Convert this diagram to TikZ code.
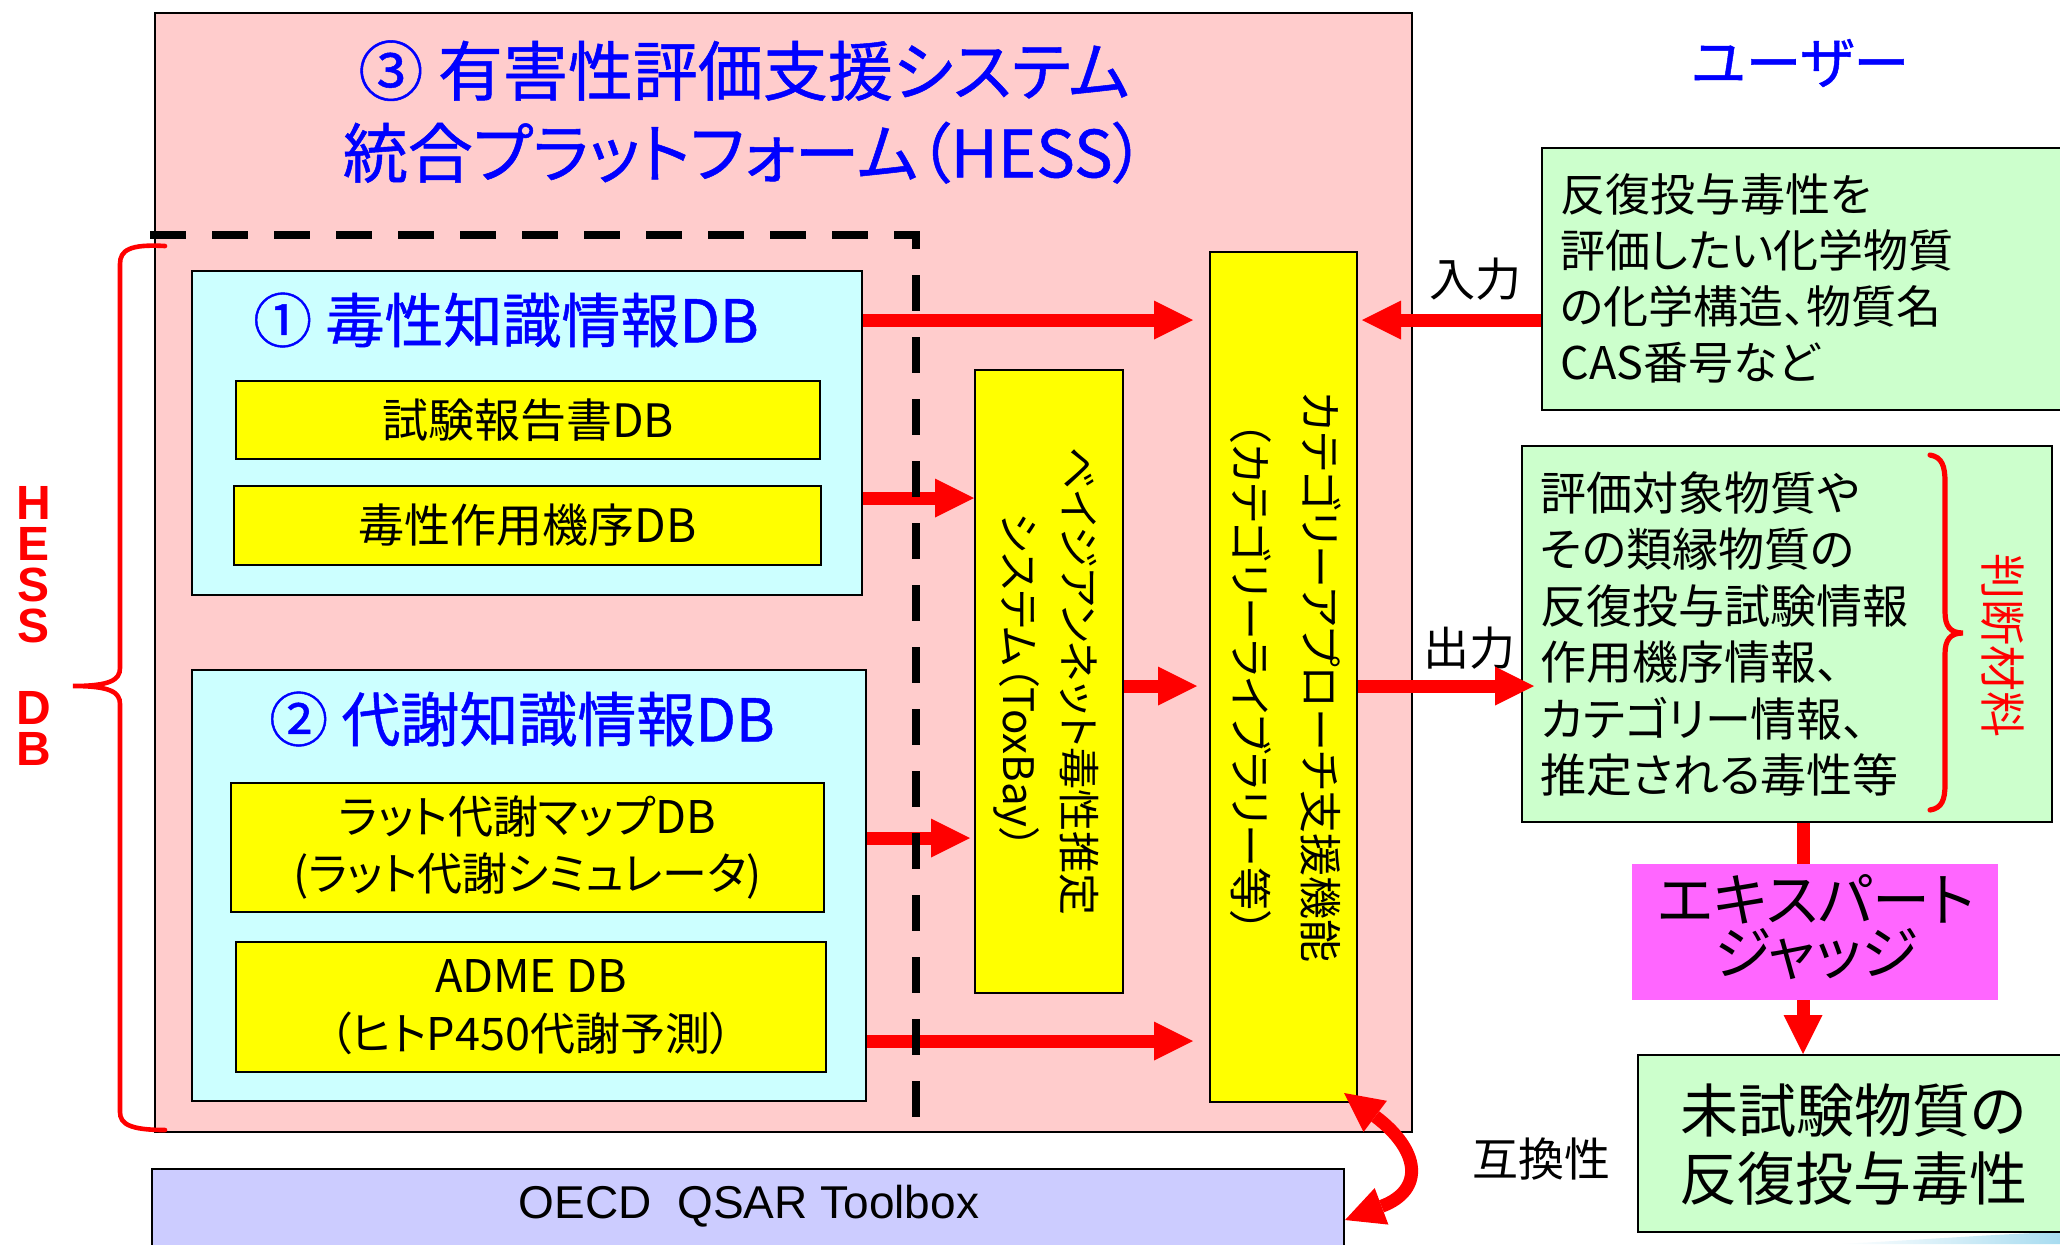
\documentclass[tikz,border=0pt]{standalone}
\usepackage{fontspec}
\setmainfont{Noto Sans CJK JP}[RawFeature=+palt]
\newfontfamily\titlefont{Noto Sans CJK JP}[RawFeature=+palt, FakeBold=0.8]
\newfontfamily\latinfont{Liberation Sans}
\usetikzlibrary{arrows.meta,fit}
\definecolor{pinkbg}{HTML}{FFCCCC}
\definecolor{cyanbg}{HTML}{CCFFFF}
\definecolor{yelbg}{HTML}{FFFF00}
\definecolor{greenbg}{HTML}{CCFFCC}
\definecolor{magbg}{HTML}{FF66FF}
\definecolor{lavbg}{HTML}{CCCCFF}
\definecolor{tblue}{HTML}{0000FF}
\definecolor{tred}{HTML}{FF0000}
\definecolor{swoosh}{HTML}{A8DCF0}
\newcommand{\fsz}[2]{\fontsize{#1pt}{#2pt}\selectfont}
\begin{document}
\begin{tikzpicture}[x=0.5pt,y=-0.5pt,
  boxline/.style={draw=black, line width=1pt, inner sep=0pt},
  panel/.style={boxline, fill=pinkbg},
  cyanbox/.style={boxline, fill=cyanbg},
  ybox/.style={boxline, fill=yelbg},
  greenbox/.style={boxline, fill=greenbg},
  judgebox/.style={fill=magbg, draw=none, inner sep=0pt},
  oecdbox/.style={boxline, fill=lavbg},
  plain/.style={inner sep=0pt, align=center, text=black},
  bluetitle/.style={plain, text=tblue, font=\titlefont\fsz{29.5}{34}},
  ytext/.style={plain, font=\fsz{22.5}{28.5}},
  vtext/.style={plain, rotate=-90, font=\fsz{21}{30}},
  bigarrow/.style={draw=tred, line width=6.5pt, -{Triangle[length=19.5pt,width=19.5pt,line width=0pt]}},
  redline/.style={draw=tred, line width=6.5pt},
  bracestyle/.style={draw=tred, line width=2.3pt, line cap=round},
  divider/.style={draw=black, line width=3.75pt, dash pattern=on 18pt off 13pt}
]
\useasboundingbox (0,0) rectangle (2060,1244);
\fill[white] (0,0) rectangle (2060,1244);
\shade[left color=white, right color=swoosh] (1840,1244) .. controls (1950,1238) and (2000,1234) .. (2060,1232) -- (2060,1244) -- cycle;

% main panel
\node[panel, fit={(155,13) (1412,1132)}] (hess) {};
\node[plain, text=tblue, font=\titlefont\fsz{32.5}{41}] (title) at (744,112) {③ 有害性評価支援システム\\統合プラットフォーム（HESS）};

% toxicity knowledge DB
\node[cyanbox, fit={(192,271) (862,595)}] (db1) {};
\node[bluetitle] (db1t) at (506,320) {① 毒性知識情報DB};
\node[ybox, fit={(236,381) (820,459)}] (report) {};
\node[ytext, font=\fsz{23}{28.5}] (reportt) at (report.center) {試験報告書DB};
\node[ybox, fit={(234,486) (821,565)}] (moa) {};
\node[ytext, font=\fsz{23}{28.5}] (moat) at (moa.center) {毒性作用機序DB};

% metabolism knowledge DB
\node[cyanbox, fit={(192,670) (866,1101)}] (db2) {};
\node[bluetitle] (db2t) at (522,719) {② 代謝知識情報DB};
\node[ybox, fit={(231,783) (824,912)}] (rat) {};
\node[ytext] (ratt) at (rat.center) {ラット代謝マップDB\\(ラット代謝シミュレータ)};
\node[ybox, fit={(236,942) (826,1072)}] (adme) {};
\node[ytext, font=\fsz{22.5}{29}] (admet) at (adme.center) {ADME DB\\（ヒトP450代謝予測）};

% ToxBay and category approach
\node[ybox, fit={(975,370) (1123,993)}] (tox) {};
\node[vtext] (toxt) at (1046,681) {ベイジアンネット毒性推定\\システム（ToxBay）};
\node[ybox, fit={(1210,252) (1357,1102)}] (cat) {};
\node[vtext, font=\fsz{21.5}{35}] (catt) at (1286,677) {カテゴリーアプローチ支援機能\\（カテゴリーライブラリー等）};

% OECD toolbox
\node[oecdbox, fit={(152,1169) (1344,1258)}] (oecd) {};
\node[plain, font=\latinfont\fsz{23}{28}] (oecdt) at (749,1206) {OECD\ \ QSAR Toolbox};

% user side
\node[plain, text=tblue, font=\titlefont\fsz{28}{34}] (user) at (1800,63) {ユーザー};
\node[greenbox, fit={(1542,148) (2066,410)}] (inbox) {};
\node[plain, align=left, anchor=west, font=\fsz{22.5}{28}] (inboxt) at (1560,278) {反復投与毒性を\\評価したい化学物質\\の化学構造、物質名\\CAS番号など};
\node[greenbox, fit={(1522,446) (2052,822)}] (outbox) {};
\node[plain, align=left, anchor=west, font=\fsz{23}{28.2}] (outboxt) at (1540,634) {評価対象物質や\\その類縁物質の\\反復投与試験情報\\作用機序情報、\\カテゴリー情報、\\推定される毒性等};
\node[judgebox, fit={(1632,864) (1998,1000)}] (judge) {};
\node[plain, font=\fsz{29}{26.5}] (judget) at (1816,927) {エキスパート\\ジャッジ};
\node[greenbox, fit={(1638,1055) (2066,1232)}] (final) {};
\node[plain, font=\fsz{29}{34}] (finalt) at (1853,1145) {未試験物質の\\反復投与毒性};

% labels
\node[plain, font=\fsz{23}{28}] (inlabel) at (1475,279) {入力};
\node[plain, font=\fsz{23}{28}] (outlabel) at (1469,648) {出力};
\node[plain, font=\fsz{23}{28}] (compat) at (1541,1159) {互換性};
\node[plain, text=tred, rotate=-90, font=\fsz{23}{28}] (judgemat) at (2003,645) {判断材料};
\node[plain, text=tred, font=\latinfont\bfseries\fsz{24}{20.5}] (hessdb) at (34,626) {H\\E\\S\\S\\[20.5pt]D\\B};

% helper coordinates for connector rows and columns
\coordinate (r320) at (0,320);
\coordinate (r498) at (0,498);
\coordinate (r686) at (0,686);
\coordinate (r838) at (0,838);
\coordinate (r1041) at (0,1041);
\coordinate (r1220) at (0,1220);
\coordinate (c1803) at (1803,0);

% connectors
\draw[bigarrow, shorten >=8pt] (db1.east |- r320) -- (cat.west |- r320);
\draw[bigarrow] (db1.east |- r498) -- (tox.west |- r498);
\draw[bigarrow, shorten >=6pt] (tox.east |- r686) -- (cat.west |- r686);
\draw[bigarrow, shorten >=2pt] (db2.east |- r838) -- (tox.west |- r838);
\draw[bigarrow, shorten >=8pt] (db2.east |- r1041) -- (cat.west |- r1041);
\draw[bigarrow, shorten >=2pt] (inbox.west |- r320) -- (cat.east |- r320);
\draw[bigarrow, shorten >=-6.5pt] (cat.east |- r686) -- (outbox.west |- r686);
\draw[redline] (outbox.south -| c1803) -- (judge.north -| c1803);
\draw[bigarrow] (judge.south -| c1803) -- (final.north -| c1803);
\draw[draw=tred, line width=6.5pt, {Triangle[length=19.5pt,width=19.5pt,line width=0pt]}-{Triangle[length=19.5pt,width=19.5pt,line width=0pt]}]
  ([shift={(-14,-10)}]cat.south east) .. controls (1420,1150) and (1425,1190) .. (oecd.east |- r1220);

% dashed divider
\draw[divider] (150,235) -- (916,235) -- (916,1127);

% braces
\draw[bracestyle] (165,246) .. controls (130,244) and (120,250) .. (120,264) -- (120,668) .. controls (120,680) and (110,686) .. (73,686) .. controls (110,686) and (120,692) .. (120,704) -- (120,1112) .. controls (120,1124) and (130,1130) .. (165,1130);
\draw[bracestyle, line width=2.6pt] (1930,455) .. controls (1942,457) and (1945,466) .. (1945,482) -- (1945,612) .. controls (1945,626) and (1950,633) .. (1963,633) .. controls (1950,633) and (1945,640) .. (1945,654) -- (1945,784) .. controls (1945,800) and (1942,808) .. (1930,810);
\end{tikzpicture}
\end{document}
—————
▶ _Given task_:
Everything from the first line to the line with "(title) at (744,112)" must be repeated exactly, and nothing else. Leave the pictures out.

▶ _Exercise solution_:
Convert this diagram to TikZ code.
\documentclass[tikz,border=0pt]{standalone}
\usepackage{fontspec}
\setmainfont{Noto Sans CJK JP}[RawFeature=+palt]
\newfontfamily\titlefont{Noto Sans CJK JP}[RawFeature=+palt, FakeBold=0.8]
\newfontfamily\latinfont{Liberation Sans}
\usetikzlibrary{arrows.meta,fit}
\definecolor{pinkbg}{HTML}{FFCCCC}
\definecolor{cyanbg}{HTML}{CCFFFF}
\definecolor{yelbg}{HTML}{FFFF00}
\definecolor{greenbg}{HTML}{CCFFCC}
\definecolor{magbg}{HTML}{FF66FF}
\definecolor{lavbg}{HTML}{CCCCFF}
\definecolor{tblue}{HTML}{0000FF}
\definecolor{tred}{HTML}{FF0000}
\definecolor{swoosh}{HTML}{A8DCF0}
\newcommand{\fsz}[2]{\fontsize{#1pt}{#2pt}\selectfont}
\begin{document}
\begin{tikzpicture}[x=0.5pt,y=-0.5pt,
  boxline/.style={draw=black, line width=1pt, inner sep=0pt},
  panel/.style={boxline, fill=pinkbg},
  cyanbox/.style={boxline, fill=cyanbg},
  ybox/.style={boxline, fill=yelbg},
  greenbox/.style={boxline, fill=greenbg},
  judgebox/.style={fill=magbg, draw=none, inner sep=0pt},
  oecdbox/.style={boxline, fill=lavbg},
  plain/.style={inner sep=0pt, align=center, text=black},
  bluetitle/.style={plain, text=tblue, font=\titlefont\fsz{29.5}{34}},
  ytext/.style={plain, font=\fsz{22.5}{28.5}},
  vtext/.style={plain, rotate=-90, font=\fsz{21}{30}},
  bigarrow/.style={draw=tred, line width=6.5pt, -{Triangle[length=19.5pt,width=19.5pt,line width=0pt]}},
  redline/.style={draw=tred, line width=6.5pt},
  bracestyle/.style={draw=tred, line width=2.3pt, line cap=round},
  divider/.style={draw=black, line width=3.75pt, dash pattern=on 18pt off 13pt}
]
\useasboundingbox (0,0) rectangle (2060,1244);
\fill[white] (0,0) rectangle (2060,1244);
\shade[left color=white, right color=swoosh] (1840,1244) .. controls (1950,1238) and (2000,1234) .. (2060,1232) -- (2060,1244) -- cycle;

% main panel
\node[panel, fit={(155,13) (1412,1132)}] (hess) {};
\node[plain, text=tblue, font=\titlefont\fsz{32.5}{41}] (title) at (744,112) {③ 有害性評価支援システム\\統合プラットフォーム（HESS）};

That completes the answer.